Transportation is one of the most visible and expensive parts of the supply chain. Fuel costs, driver availability, delivery windows, and traffic conditions all shift constantly, yet many organizations still rely on static routes or manual planning. That creates inefficiencies that ripple across the entire operation. Logistics route optimization gives you a more adaptive way to plan and execute deliveries. It matters now because customer expectations for speed are rising while transportation costs continue to climb.

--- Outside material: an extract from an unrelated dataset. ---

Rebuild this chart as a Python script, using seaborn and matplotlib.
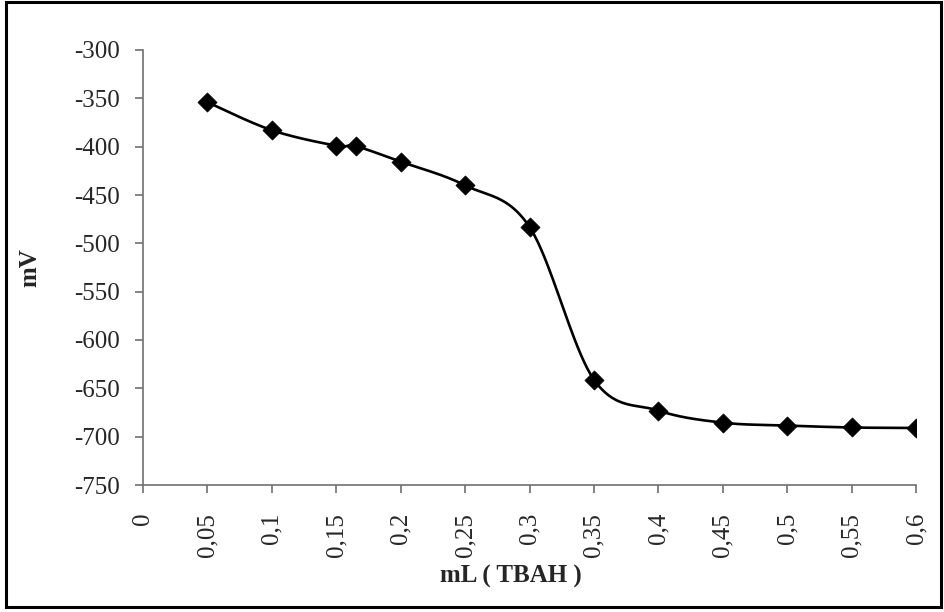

You feel the impact of inefficient routing immediately: late deliveries, overtime, missed windows, and higher‑than‑necessary transportation spend. A well‑implemented optimization capability helps you move goods more efficiently while maintaining service levels.
What the Use Case Is
Logistics route optimization uses AI to generate delivery routes that minimize distance, time, and cost while honoring constraints such as delivery windows, vehicle capacity, driver schedules, and traffic patterns. It sits on top of your transportation management and fleet systems. The system evaluates orders, locations, constraints, and real‑time conditions to produce optimized routes and recommend adjustments when disruptions occur. It fits into daily dispatching, last‑mile delivery, fleet operations, and distribution planning.
Why It Works
This use case works because it automates the complex tradeoffs that dispatchers and planners juggle manually. Traditional routing tools rely on static assumptions that don’t adapt well to real‑world variability. AI models learn from historical patterns and incorporate real‑time signals such as traffic, weather, and order changes. They improve throughput by reducing the time planners spend building and revising routes. They strengthen decision‑making by providing clearer visibility into cost‑to‑serve and route efficiency. They also reduce friction between dispatchers and drivers because routes become more predictable and achievable.
What Data Is Required
You need structured order data including delivery locations, quantities, time windows, and service requirements. Fleet data such as vehicle capacity, fuel type, maintenance status, and driver schedules is essential. Historical route performance, travel times, and stop durations help the model learn realistic patterns. Real‑time data such as traffic, weather, and last‑minute order changes improves accuracy. Integration with your TMS, WMS, and telematics systems ensures that routes reflect real operational constraints.
First 30 Days
The first month focuses on selecting the regions, routes, or fleets where routing inefficiencies cause the most pain. You identify a handful of delivery zones with high variability or frequent delays. Data teams validate order accuracy, confirm location data quality, and ensure that fleet information is up to date. A pilot group begins testing optimized routes, noting where recommendations feel unrealistic or misaligned with driver experience. Early wins often come from reducing miles driven, improving on‑time delivery rates, or eliminating manual routing work that previously took hours each day.
First 90 Days
By the three‑month mark, you expand optimization coverage to more regions, fleets, and delivery types. You refine model assumptions based on real usage patterns and incorporate additional variables such as cross‑dock constraints or multi‑stop sequencing. Governance becomes more formal, with clear ownership for data quality, model updates, and route approval workflows. You integrate optimization outputs into daily dispatching, fleet meetings, and service‑level reviews. Performance tracking focuses on route efficiency, transportation cost reduction, and improvement in on‑time delivery. Scaling patterns often include linking route optimization to demand forecasting, inventory positioning, and real‑time exception management.
Common Pitfalls
Some organizations try to optimize every route at once, which overwhelms teams and dilutes value. Others skip the step of validating location data, leading to routes that don’t match real geography. A common mistake is treating routing as a one‑time setup rather than a capability that evolves with demand patterns and fleet conditions. Some teams also fail to involve drivers early, which creates resistance when routes begin to change more frequently.
Success Patterns
Strong implementations start with a narrow set of high‑impact routes or regions. Leaders reinforce the use of optimized routes during dispatch and operations reviews, which normalizes the new workflow. Data teams maintain clean order and fleet data and refine model assumptions as conditions shift. Successful organizations also create a feedback loop where drivers flag unrealistic recommendations, and analysts adjust the model accordingly. In distribution‑heavy environments, teams often embed route optimization into daily planning rhythms, which accelerates adoption.
Logistics route optimization helps you move goods more efficiently, reduce transportation costs, and deliver a more reliable experience for customers who depend on timely shipments.